Preliminary study of online real-time control system for lower extremity exoskeletons based on EEG and sEMG fusion

Abstract

Motion imaging (MI) is widely used in exoskele-ton robot control direction. However, online real-time con-trol of exoskeletons based on biological signals is difficult to achieve. Because the anti-interference of biological signals in real life is poor and affected by individual differences, the control of auxiliary equipment by the realization of human-machine interface is still facing great challenges. In this paper, a human-machine interface (HMI) based on hybrid biological signals is designed and online real-time control of lower extremity exoskeletons is realized. Based on a comprehensive analysis of human walking, the HMI uses the electromyography signals (upper extremities) and EEG signals generated during real exercise as input signals. Different analysis methods are designed for different modal signals.
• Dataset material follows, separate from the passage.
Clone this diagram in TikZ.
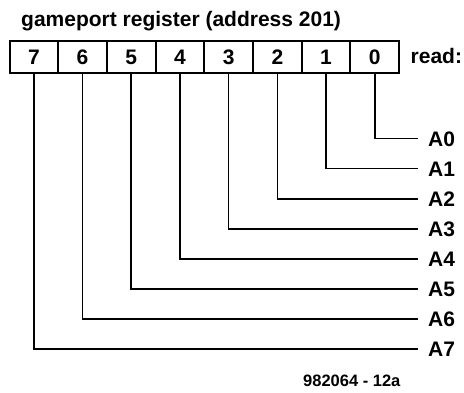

We extracted four features of sEMG signals to distinguish between different movement processes in the human body. For EEG signals, the use of Independent Component Analysis (ICA) increases the robustness of the system. Event-related desynchronization/synchronization (ERS/ERD) and power spectral densities are reused for analysis from the perspective of the interaction of multiple information in the channel, time and frequency domains. The human-machine interface integrates EEG and EMG multimodal biological signals, and the average recognition accuracy of different subjects has reached 93.7%. In order to increase the recognition accuracy of practical applications and reduce the differences between different individuals, a window voting mechanism is designed. Healthy subjects were tested, and the recognition accuracy of the lower limb exoskeleton online real-time assistance system reached 99%, with high accuracy and reliability.